Goal -> Check each line of the material. Copy those containing "that".

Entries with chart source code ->
-----

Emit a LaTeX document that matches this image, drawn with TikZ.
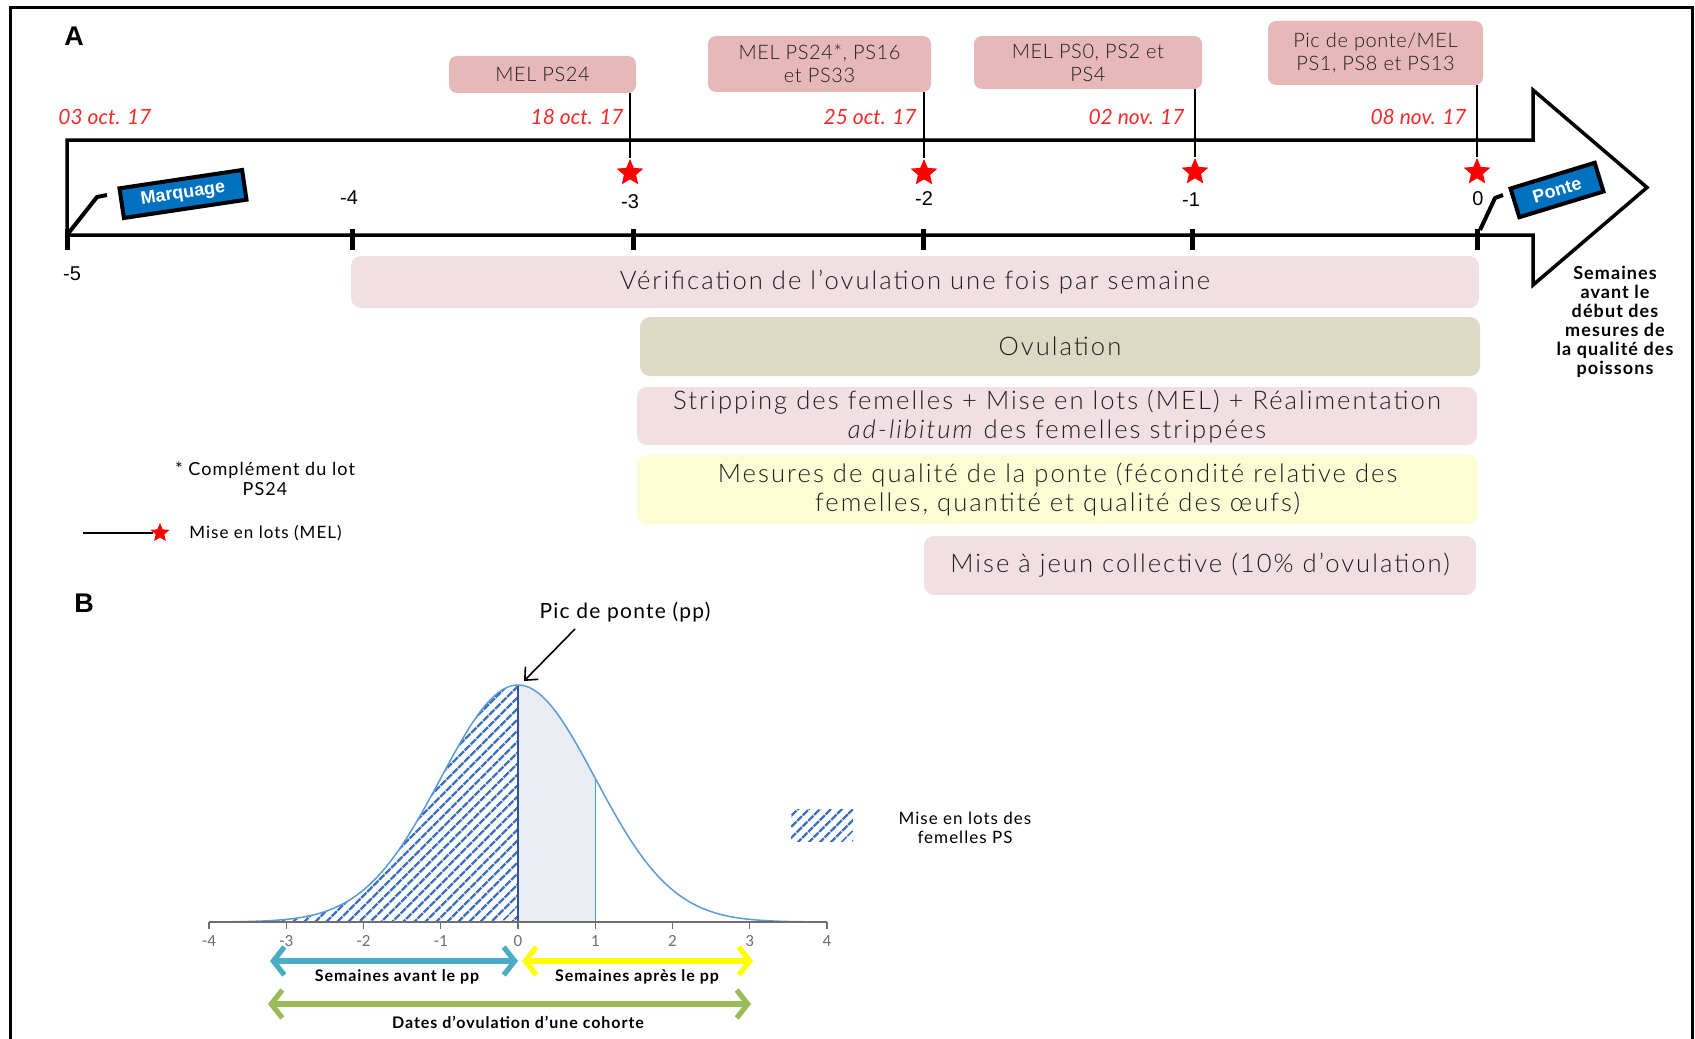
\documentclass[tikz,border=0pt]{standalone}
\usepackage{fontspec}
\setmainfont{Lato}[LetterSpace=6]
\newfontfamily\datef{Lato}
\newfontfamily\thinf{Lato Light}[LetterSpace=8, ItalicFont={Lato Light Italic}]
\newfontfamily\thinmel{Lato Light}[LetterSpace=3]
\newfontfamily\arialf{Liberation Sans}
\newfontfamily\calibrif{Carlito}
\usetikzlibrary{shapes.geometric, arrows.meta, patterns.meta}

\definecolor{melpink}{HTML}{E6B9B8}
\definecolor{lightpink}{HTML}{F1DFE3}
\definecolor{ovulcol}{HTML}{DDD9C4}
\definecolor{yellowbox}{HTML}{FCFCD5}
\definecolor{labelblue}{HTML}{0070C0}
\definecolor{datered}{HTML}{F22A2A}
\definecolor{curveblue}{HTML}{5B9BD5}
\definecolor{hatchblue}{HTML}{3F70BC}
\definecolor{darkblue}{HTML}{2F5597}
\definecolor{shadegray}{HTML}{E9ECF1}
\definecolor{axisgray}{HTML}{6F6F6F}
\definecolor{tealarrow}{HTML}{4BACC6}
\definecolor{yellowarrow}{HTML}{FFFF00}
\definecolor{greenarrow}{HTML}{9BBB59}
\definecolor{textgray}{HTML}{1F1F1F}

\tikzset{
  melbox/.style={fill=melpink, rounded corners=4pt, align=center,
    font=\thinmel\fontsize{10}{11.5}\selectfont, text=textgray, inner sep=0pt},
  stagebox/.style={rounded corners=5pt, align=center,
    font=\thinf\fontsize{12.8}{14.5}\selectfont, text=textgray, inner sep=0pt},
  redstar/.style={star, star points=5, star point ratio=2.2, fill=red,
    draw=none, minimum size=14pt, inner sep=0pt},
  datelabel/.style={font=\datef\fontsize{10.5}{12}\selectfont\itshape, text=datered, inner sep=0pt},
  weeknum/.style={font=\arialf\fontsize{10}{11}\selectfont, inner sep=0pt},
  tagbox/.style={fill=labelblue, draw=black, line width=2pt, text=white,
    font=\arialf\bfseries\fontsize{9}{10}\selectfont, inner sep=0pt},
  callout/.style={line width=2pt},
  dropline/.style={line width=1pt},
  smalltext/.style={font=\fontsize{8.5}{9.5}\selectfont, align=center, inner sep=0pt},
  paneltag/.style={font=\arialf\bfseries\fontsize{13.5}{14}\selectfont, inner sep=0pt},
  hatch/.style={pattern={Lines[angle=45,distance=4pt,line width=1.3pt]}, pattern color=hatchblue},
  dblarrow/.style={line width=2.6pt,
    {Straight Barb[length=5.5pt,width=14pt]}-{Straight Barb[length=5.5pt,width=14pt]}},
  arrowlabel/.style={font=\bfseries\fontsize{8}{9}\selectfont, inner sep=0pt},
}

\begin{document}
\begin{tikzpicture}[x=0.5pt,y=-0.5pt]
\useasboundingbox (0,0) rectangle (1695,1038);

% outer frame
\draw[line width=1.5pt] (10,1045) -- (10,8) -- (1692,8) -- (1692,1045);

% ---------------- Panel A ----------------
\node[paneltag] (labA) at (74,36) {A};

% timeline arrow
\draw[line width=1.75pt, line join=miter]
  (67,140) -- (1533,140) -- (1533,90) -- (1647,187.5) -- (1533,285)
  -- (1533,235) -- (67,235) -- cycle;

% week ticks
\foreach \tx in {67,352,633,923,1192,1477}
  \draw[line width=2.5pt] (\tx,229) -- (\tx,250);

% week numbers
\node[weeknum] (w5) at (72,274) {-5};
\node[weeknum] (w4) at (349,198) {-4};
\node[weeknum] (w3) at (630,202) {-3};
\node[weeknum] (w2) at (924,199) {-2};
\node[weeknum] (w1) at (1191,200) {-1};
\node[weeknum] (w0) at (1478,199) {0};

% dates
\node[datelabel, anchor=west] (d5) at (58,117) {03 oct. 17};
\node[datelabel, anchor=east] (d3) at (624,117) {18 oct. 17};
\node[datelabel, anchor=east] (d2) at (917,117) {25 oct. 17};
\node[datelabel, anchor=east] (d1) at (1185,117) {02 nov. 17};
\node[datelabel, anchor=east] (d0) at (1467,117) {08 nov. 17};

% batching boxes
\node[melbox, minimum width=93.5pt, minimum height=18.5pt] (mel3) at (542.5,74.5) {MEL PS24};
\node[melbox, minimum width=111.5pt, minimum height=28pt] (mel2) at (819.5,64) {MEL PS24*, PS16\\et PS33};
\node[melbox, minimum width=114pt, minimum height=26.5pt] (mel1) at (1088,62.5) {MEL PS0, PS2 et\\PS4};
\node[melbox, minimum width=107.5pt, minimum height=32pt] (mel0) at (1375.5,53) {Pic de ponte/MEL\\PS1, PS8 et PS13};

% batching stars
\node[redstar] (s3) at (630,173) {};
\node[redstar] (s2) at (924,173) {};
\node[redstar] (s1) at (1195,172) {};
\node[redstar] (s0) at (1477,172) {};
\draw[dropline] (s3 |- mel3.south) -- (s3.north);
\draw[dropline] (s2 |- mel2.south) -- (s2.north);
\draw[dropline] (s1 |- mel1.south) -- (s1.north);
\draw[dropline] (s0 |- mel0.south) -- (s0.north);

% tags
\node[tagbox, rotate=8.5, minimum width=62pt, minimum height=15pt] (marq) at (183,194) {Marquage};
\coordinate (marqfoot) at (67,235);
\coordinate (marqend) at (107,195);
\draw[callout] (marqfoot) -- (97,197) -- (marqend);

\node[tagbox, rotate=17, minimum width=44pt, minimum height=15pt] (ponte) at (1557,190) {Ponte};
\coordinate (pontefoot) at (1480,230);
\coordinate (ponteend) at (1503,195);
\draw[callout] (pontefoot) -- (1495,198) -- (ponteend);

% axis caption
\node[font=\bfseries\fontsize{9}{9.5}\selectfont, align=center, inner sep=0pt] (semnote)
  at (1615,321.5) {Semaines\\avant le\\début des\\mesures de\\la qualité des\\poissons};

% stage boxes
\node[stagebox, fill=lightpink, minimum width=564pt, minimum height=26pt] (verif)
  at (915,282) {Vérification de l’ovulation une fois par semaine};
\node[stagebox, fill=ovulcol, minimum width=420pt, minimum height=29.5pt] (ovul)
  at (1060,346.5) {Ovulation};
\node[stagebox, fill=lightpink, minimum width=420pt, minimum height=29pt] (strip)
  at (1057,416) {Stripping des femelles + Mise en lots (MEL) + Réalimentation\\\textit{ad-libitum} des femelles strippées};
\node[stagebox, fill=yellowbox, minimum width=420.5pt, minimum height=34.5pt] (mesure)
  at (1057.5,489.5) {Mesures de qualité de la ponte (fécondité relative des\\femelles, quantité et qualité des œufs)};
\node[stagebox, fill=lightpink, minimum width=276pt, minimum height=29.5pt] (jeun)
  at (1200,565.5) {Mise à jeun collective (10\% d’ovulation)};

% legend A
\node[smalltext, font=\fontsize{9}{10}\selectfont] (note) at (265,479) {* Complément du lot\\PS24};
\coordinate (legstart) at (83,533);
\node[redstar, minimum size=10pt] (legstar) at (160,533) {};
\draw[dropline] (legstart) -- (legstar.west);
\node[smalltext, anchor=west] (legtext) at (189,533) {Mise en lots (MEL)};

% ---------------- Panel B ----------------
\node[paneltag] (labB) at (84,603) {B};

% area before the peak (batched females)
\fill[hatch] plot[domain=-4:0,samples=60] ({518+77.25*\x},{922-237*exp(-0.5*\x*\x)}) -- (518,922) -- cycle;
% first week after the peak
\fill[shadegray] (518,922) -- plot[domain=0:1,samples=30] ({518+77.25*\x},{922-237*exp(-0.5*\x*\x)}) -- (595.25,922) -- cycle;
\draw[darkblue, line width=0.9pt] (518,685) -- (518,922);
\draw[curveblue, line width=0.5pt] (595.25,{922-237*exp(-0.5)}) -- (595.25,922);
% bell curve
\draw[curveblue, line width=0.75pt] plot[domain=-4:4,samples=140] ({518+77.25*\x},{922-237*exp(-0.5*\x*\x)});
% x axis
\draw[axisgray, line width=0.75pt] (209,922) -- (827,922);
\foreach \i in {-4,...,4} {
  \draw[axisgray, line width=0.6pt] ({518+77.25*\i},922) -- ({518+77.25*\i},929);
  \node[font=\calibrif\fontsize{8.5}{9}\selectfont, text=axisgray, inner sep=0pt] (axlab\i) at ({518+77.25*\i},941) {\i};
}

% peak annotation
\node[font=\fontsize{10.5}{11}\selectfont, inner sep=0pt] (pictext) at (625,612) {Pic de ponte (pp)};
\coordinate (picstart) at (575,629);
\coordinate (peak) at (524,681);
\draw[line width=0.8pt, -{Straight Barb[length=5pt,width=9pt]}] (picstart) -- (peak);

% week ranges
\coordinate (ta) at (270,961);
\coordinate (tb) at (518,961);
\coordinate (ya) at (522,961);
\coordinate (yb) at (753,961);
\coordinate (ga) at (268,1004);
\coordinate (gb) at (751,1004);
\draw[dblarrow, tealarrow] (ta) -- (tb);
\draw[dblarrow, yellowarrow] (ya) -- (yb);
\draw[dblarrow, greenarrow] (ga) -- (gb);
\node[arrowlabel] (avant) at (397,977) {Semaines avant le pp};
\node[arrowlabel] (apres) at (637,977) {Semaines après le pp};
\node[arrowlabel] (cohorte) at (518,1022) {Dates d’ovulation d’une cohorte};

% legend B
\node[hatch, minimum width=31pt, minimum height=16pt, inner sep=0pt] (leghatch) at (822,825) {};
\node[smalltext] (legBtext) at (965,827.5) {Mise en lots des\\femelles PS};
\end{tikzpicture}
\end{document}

-----

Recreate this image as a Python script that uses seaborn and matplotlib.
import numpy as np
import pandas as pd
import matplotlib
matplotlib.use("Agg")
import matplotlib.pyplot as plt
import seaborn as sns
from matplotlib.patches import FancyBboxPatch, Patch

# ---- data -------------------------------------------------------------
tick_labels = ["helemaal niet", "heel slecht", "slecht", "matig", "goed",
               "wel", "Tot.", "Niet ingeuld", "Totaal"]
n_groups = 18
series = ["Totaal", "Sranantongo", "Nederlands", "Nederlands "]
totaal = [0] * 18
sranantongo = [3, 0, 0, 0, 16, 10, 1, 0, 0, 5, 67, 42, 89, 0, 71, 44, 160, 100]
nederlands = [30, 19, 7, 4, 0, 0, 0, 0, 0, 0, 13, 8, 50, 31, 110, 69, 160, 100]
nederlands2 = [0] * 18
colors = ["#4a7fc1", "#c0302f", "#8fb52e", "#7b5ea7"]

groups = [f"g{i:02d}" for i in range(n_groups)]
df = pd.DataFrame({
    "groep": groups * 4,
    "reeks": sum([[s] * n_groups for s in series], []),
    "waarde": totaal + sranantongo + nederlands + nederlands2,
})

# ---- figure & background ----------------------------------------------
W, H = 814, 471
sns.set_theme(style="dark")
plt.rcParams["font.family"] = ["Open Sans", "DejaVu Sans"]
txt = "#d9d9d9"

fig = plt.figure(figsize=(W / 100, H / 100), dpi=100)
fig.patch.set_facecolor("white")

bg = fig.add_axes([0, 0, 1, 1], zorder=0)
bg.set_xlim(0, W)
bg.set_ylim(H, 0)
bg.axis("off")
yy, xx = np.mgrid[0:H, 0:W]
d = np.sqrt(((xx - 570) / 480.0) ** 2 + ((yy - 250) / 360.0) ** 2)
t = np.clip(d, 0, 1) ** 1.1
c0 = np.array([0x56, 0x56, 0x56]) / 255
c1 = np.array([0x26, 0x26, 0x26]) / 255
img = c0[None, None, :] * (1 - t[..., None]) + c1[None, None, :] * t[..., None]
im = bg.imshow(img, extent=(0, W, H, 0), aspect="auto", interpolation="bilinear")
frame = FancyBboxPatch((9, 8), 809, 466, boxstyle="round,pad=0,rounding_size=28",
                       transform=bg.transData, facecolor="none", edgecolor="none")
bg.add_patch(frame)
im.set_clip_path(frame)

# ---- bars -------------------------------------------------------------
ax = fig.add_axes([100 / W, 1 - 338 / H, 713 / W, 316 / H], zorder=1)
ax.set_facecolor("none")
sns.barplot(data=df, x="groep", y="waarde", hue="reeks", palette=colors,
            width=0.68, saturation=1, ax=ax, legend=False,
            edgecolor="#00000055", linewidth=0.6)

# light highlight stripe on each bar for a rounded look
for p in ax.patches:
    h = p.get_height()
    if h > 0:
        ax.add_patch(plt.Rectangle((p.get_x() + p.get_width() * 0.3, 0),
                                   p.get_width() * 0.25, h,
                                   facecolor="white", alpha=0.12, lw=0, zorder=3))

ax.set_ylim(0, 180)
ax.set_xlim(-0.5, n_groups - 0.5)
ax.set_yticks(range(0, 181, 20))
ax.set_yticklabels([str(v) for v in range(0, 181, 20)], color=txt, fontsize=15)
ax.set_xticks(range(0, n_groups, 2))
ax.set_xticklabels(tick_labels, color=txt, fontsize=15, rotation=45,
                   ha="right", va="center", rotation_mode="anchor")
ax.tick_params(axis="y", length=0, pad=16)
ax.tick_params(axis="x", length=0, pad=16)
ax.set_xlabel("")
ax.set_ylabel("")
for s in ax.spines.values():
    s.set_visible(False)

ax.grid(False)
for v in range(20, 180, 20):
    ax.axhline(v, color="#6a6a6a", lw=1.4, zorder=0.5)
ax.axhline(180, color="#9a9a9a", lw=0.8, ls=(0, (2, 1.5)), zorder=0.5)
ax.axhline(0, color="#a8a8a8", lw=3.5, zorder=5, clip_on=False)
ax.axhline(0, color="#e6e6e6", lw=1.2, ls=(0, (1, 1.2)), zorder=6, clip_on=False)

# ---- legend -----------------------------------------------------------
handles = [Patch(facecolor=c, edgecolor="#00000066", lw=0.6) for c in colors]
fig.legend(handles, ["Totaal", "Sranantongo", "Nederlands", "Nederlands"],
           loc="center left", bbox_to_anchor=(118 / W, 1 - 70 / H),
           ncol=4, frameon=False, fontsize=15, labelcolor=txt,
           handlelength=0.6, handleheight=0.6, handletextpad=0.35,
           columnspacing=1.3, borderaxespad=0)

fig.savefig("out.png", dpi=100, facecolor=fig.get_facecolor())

-----

Correct answer ->
Emit a LaTeX document that matches this image, drawn with TikZ.
Recreate this image as a Python script that uses seaborn and matplotlib.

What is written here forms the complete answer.